New rules for continued payment of remuneration in the event of illness
Employers know it well enough: No sooner has a dismissal been announced than the employee concerned falls ill. The certificate of incapacity for work submitted is sufficient to prove the illness. An application for a review of the incapacity to work via the health insurance company comes to nothing, as is usually the case, as the medical service of the health insurance companies, for capacity reasons alone, could only become active when the employment relationship had already ended.

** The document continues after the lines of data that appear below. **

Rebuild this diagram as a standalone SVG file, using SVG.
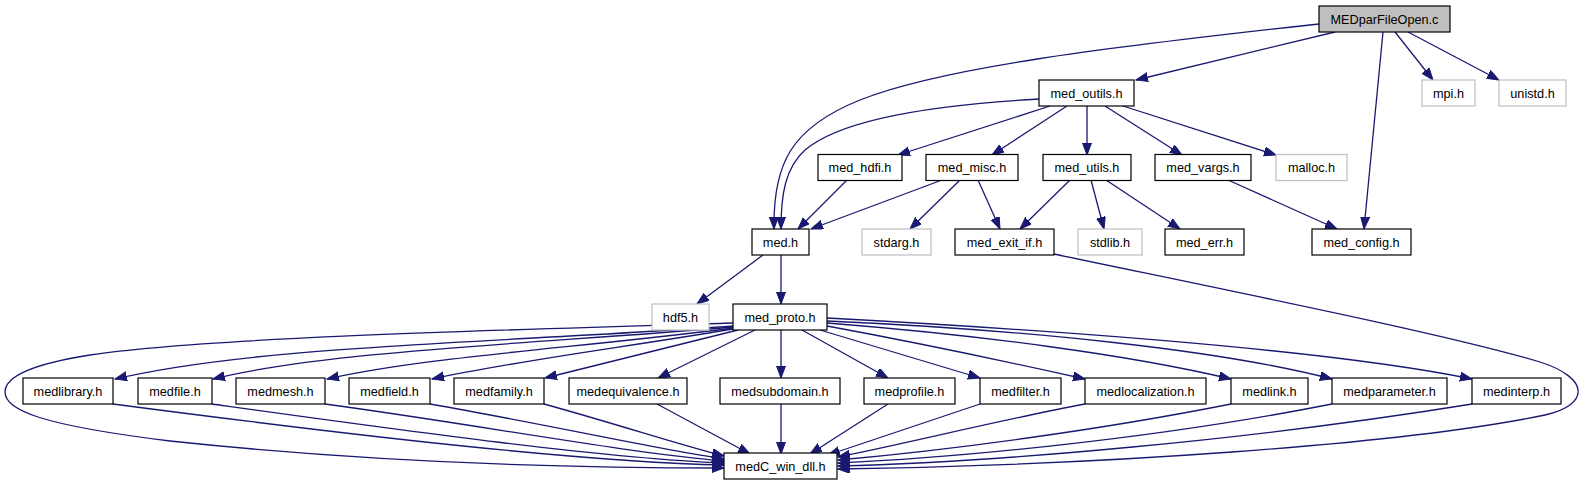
<svg xmlns="http://www.w3.org/2000/svg" width="1585" height="485" viewBox="0 0 1585 485">
<style>
.n rect{fill:#fff;stroke:#000;stroke-width:1.2}
.g rect{fill:#fff;stroke:#bfbfbf;stroke-width:1.2}
.r rect{fill:#bfbfbf;stroke:#000;stroke-width:1.2}
text{font-family:"Liberation Sans",Arial,Helvetica,sans-serif;font-size:12.7px;fill:#000;text-anchor:middle}
#edges path{fill:none;stroke:#191970;stroke-width:1.3;marker-end:url(#a)}
</style>
<defs>
<marker id="a" markerWidth="13" markerHeight="10" refX="12" refY="4.5" orient="auto" markerUnits="userSpaceOnUse">
<path d="M0,0 L12,4.5 L0,9 z" fill="#191970" stroke="#191970" stroke-width="1"/>
</marker>
</defs>
<rect width="1585" height="485" fill="#fff"/>
<g id="edges">
<path d="M1319,24 C1100,48 940,68 860,100 C790,128 773,165 774,229"/>
<path d="M1335,32 L1136,80"/>
<path d="M1383,32 L1364,229"/>
<path d="M1395,32 L1433,80"/>
<path d="M1408,32 L1499,80"/>
<path d="M1039,99 C930,105 840,120 805,150 C785,168 781,195 781,229"/>
<path d="M1050,106 L898,155"/>
<path d="M1067,106 L992,155"/>
<path d="M1087,106 L1087,155"/>
<path d="M1105,106 L1182,155"/>
<path d="M1123,106 L1276,155"/>
<path d="M847,180 L798,229"/>
<path d="M942,180 L811,229"/>
<path d="M960,180 L910,229"/>
<path d="M978,180 L1000,229"/>
<path d="M1070,180 L1020,229"/>
<path d="M1091,180 L1104,229"/>
<path d="M1106,180 L1180,229"/>
<path d="M1228,180 L1337,229"/>
<path d="M763,255 L697,304"/>
<path d="M781,255 L781,304"/>
<path d="M1054,254 C1250,295 1450,335 1540,362 C1590,378 1590,405 1545,415 C1400,445 1100,465 838,469"/>
<path d="M733,323 C500,330 200,338 90,355 C20,366 5,380 5,392 C5,410 40,425 170,441 C330,458 520,468 724,468"/>
<path d="M733,326 C500,343 260,345 115,379"/>
<path d="M733,327 C550,343 330,350 213,379"/>
<path d="M733,328 C580,348 430,356 327,379"/>
<path d="M733,329 C620,348 520,360 432,379"/>
<path d="M738,330 L545,378"/>
<path d="M755,330 L658,378"/>
<path d="M781,330 L781,378"/>
<path d="M802,330 L888,378"/>
<path d="M820,330 L980,378"/>
<path d="M827,326 C930,345 1000,360 1085,379"/>
<path d="M827,323 C980,335 1130,355 1231,379"/>
<path d="M827,321 C1030,330 1220,350 1332,379"/>
<path d="M827,318 C1050,330 1330,350 1472,379"/>
<path d="M113,404 C350,435 580,462 724,465"/>
<path d="M212,404 C400,430 600,458 724,463"/>
<path d="M325,404 C480,425 620,452 724,461"/>
<path d="M430,404 C550,425 650,448 724,459"/>
<path d="M544,404 C620,425 680,445 724,456"/>
<path d="M657,404 L750,454"/>
<path d="M781,404 L781,454"/>
<path d="M888,404 L810,454"/>
<path d="M980,404 L828,455"/>
<path d="M1085,404 C1000,420 900,445 838,457"/>
<path d="M1231,404 C1100,430 950,450 838,460"/>
<path d="M1332,404 C1150,440 950,458 838,463"/>
<path d="M1472,404 C1250,440 1000,462 838,466"/>
</g>
<g id="n_MEDparFileOpen" class="r"><rect x="1319" y="6" width="131" height="26"/><text x="1384.5" y="23.5">MEDparFileOpen.c</text></g>
<g id="n_med_outils" class="n"><rect x="1039" y="80" width="95" height="26"/><text x="1086.5" y="97.5">med_outils.h</text></g>
<g id="n_mpi" class="g"><rect x="1422" y="80" width="53" height="26"/><text x="1448.5" y="97.5">mpi.h</text></g>
<g id="n_unistd" class="g"><rect x="1499" y="80" width="67" height="26"/><text x="1532.5" y="97.5">unistd.h</text></g>
<g id="n_med_hdfi" class="n"><rect x="818" y="154.5" width="84" height="26"/><text x="860" y="172">med_hdfi.h</text></g>
<g id="n_med_misc" class="n"><rect x="926" y="154.5" width="92" height="26"/><text x="972" y="172">med_misc.h</text></g>
<g id="n_med_utils" class="n"><rect x="1043" y="154.5" width="88" height="26"/><text x="1087" y="172">med_utils.h</text></g>
<g id="n_med_vargs" class="n"><rect x="1155" y="154.5" width="96" height="26"/><text x="1203" y="172">med_vargs.h</text></g>
<g id="n_malloc" class="g"><rect x="1276" y="154.5" width="71" height="26"/><text x="1311.5" y="172">malloc.h</text></g>
<g id="n_med" class="n"><rect x="752" y="229" width="57" height="26"/><text x="780.5" y="246.5">med.h</text></g>
<g id="n_stdarg" class="g"><rect x="862" y="229" width="69" height="26"/><text x="896.5" y="246.5">stdarg.h</text></g>
<g id="n_med_exit_if" class="n"><rect x="955" y="229" width="99" height="26"/><text x="1004.5" y="246.5">med_exit_if.h</text></g>
<g id="n_stdlib" class="g"><rect x="1078" y="229" width="64" height="26"/><text x="1110" y="246.5">stdlib.h</text></g>
<g id="n_med_err" class="n"><rect x="1165" y="229" width="79" height="26"/><text x="1204.5" y="246.5">med_err.h</text></g>
<g id="n_med_config" class="n"><rect x="1312" y="229" width="99" height="26"/><text x="1361.5" y="246.5">med_config.h</text></g>
<g id="n_hdf5" class="g"><rect x="652" y="304" width="57" height="26"/><text x="680.5" y="321.5">hdf5.h</text></g>
<g id="n_med_proto" class="n"><rect x="733" y="304" width="94" height="26"/><text x="780" y="321.5">med_proto.h</text></g>
<g id="n_medlibrary" class="n"><rect x="23" y="378" width="90" height="26"/><text x="68" y="395.5">medlibrary.h</text></g>
<g id="n_medfile" class="n"><rect x="138" y="378" width="74" height="26"/><text x="175" y="395.5">medfile.h</text></g>
<g id="n_medmesh" class="n"><rect x="236" y="378" width="89" height="26"/><text x="280.5" y="395.5">medmesh.h</text></g>
<g id="n_medfield" class="n"><rect x="349" y="378" width="81" height="26"/><text x="389.5" y="395.5">medfield.h</text></g>
<g id="n_medfamily" class="n"><rect x="454" y="378" width="90" height="26"/><text x="499" y="395.5">medfamily.h</text></g>
<g id="n_medequivalence" class="n"><rect x="569" y="378" width="118" height="26"/><text x="628" y="395.5">medequivalence.h</text></g>
<g id="n_medsubdomain" class="n"><rect x="720" y="378" width="120" height="26"/><text x="780" y="395.5">medsubdomain.h</text></g>
<g id="n_medprofile" class="n"><rect x="864" y="378" width="91" height="26"/><text x="909.5" y="395.5">medprofile.h</text></g>
<g id="n_medfilter" class="n"><rect x="980" y="378" width="81" height="26"/><text x="1020.5" y="395.5">medfilter.h</text></g>
<g id="n_medlocalization" class="n"><rect x="1085" y="378" width="121" height="26"/><text x="1145.5" y="395.5">medlocalization.h</text></g>
<g id="n_medlink" class="n"><rect x="1231" y="378" width="77" height="26"/><text x="1269.5" y="395.5">medlink.h</text></g>
<g id="n_medparameter" class="n"><rect x="1332" y="378" width="115" height="26"/><text x="1389.5" y="395.5">medparameter.h</text></g>
<g id="n_medinterp" class="n"><rect x="1472" y="378" width="89" height="26"/><text x="1516.5" y="395.5">medinterp.h</text></g>
<g id="n_medC_win_dll" class="n"><rect x="724" y="453" width="113" height="26"/><text x="780.5" y="470.5">medC_win_dll.h</text></g>
</svg>
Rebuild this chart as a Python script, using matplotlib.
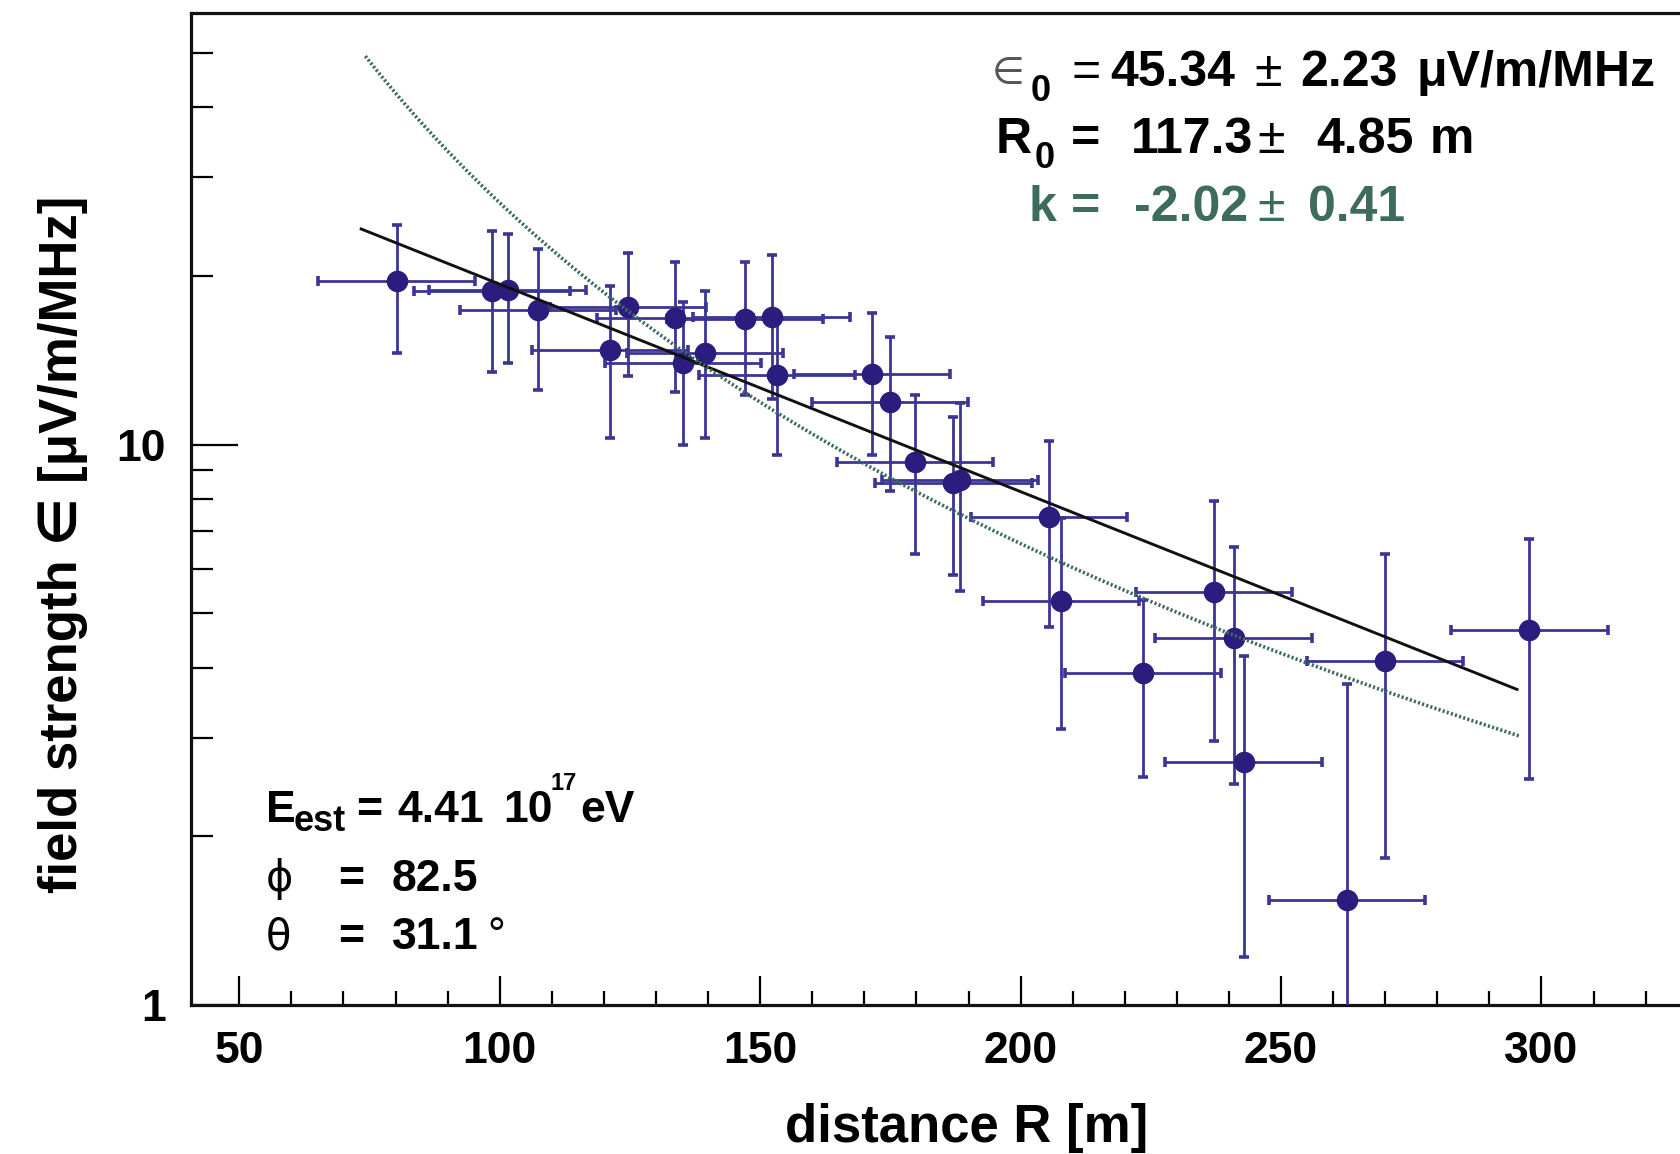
import numpy as np
import matplotlib
matplotlib.use("Agg")
import matplotlib.pyplot as plt
from matplotlib.ticker import FixedLocator, FixedFormatter, NullFormatter

# ---------------- data ----------------
R_m = [80.2, 98.5, 101.5, 107.4, 121.2, 124.6, 133.7, 135.2, 139.4, 147.1,
       152.2, 153.2, 171.5, 174.9, 179.7, 187.1, 188.3, 205.4, 207.8, 223.5,
       237.2, 240.9, 242.8, 262.6, 270.0, 297.7]
eps = [19.6, 18.78, 18.88, 17.39, 14.75, 17.63, 16.8, 13.97, 14.55, 16.73,
       16.92, 13.31, 13.37, 11.93, 9.32, 8.53, 8.66, 7.44, 5.25, 3.91,
       5.45, 4.52, 2.71, 1.54, 4.11, 4.66]
eps_err = [5.05, 5.28, 4.87, 4.9, 4.47, 4.37, 4.39, 3.97, 4.27, 4.45,
           4.87, 3.73, 3.79, 3.66, 2.94, 2.68, 3.19, 2.72, 2.14, 1.36,
           2.49, 2.04, 1.49, 2.2, 2.28, 2.13]
R_err = [15.0] * len(R_m)

# exponential fit  eps0 * exp(-R/R0)
eps0_fit = 45.34
R0_fit = 117.3
exp_range = (73.4, 295.3)
# power-law fit  A * (R/100)^k
k_fit = -2.02
pow_amp_at_100 = 27.0
pow_range = (74.2, 295.8)

x_ticks = [50, 100, 150, 200, 250, 300]
y_major = [1, 10]
y_major_labels = ["1", "10"]
y_minor = [2, 3, 4, 5, 6, 7, 8, 9, 20, 30, 40, 50]

# ---------------- figure ----------------
W, H = 1680, 1154
FAM = ["Liberation Sans", "DejaVu Sans"]
plt.rcParams["font.family"] = FAM

fig = plt.figure(figsize=(W / 100, H / 100), dpi=100)
ax_left, ax_top, ax_bottom = 190.7, 13.0, 1005.0
ax = fig.add_axes([ax_left / W, 1 - ax_bottom / H, 1 - ax_left / W, (ax_bottom - ax_top) / H])

ax.set_yscale("log")
ax.set_xlim(40.67, 326.6)
ax.set_ylim(1, 58.9)

pt_col = "#2a1d7e"
bar_col = "#3b3596"
green = "#3d6b5c"

ax.errorbar(R_m, eps, yerr=eps_err, xerr=R_err, fmt="o", color=pt_col,
            ecolor=bar_col, markersize=14.5, elinewidth=2.0, capsize=3.6,
            capthick=2.6, zorder=3)

rr = np.linspace(exp_range[0], exp_range[1], 300)
ax.plot(rr, eps0_fit * np.exp(-rr / R0_fit), color="#111111", lw=2.1, zorder=4)
rp = np.linspace(pow_range[0], pow_range[1], 300)
ax.plot(rp, pow_amp_at_100 * (rp / 100.0) ** k_fit, color=green, lw=2.6,
        ls=(0, (0.6, 0.6)), zorder=4)

# axes styling (ROOT-like)
for s in ["left", "bottom", "top"]:
    ax.spines[s].set_linewidth(2.3)
    ax.spines[s].set_color("#111111")
ax.spines["right"].set_visible(False)

ax.xaxis.set_major_locator(FixedLocator(x_ticks))
ax.xaxis.set_minor_locator(FixedLocator([v for v in range(60, 330, 10) if v % 50]))
ax.yaxis.set_major_locator(FixedLocator(y_major))
ax.yaxis.set_major_formatter(FixedFormatter(y_major_labels))
ax.yaxis.set_minor_locator(FixedLocator(y_minor))
ax.yaxis.set_minor_formatter(NullFormatter())

ax.tick_params(axis="x", which="major", direction="in", length=21, width=1.6,
               pad=19, labelsize=32, top=False)
ax.tick_params(axis="x", which="minor", direction="in", length=10, width=1.6, top=False)
ax.tick_params(axis="y", which="major", direction="in", length=34, width=1.6,
               pad=18, labelsize=32, right=False)
ax.tick_params(axis="y", which="minor", direction="in", length=16, width=1.6, right=False)
for lab in ax.get_xticklabels() + ax.get_yticklabels():
    lab.set_fontweight("bold")

# axis titles
fig.text(967 / W, 1 - 1142 / H, "distance R [m]", ha="center", va="baseline",
         fontsize=38, fontweight="bold")
fig.text(77 / W, 0.528, "field strength \u2208 [\u03bcV/m/MHz]", rotation=90,
         rotation_mode="anchor", ha="center", va="baseline", fontsize=38,
         fontweight="bold")


def put(s, x, y, size, weight="bold", color="black", family=None):
    fig.text(x / W, 1 - y / H, s, fontsize=size, fontweight=weight, color=color,
             ha="left", va="baseline", family=family or FAM)


# fit results, top right
b1, b2, b3 = 86, 153, 221
put("\u2208", 992, b1 - 2, 27, weight="normal", color="#555555", family=["DejaVu Sans"])
put("0", 1031, b1 + 15, 26)
put("=", 1071, b1, 36, weight="normal")
put("45.34", 1110, b1, 36)
put("\u00b1", 1254, b1, 36, weight="normal")
put("2.23", 1300, b1, 36)
put("\u03bcV/m/MHz", 1416, b1, 36)

put("R", 996, b2, 36)
put("0", 1035, b2 + 15, 26)
put("=", 1071, b2, 36)
put("117.3", 1131, b2, 36)
put("\u00b1", 1257, b2, 36, weight="normal")
put("4.85", 1316, b2, 36)
put("m", 1430, b2, 36)

put("k", 1029, b3, 36, color=green)
put("=", 1071, b3, 36, color=green)
put("-2.02", 1134, b3, 36, color=green)
put("\u00b1", 1257, b3, 36, weight="normal", color=green)
put("0.41", 1308, b3, 36, color=green)

# shower info, bottom left
c1, c2, c3 = 822, 891, 949
put("E", 266, c1, 32)
put("est", 294, c1 + 9, 26)
put("=", 356, c1, 32)
put("4.41", 397, c1, 32)
put("10", 503, c1, 32)
put("17", 551, c1 - 32, 17)
put("eV", 580, c1, 32)

put("\u03d5", 266, c2, 30, weight="normal", family=["DejaVu Sans"])
put("=", 338, c2, 32)
put("82.5", 392, c2, 32)

put("\u03b8", 266, c3, 30, weight="normal", family=["DejaVu Sans"])
put("=", 338, c3, 32)
put("31.1", 392, c3, 32)
put("\u00b0", 487, c3, 32, weight="normal")

fig.savefig("out.png", dpi=100)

Nevertheless, the Federal Labor Court (“Bundesarbeitsgericht” = BAG) has now further developed its case law on this issue in a way that is pleasing for employers. It is true that a properly issued certificate of incapacity for work continues to have a high evidential value. It is therefore not sufficient to simply deny the inability to work. However, if the employer can present and prove circumstances that cast serious doubt on the employee’s illness, the evidential value of the certificate of incapacity for work is shaken. The employee must then prove that he was actually ill. According to a decision of the BAG dated 13.12.2023 (Ref.: 5 AZR 137/23), this requires a substantiated presentation, e.g. which illnesses were present, which health restrictions existed and which behavioral measures or medication were prescribed by a doctor. The employee must therefore describe, at least in layman’s terms, in relation to the entire period of continued remuneration, which specific health impairments existed and what effects they had on his ability to work.
In its ruling of 13.12.2023, the BAG also further refined the grounds on which serious doubts about the existence of an illness can arise. Accordingly, serious doubts exist not only in the case of an accurate certificate of incapacity for work issued on the day of the employee’s own termination of employment regarding the remaining duration of the employment relationship. Rather, there may be serious doubts about the probative value of a certificate of incapacity for work even if several certificates are submitted for the duration of the notice period. It is also not decisive whether the termination was declared by the employer or by the employee himself.
This welcome development in case law does not yet appear to be at an end. On the contrary, it should make it easier for employers to challenge the probative value of a certificate of incapacity for work in other circumstances as well, e.g. in the case of careless comments made to colleagues on the last day before an illness, early departure or packing up all personal belongings on the last day before an illness.
The times when it was usually impossible for employers to defend themselves against unjustified claims for continued remuneration are now over. This is also reflected in the case law of the courts, which consistently implements the requirements of the BAG.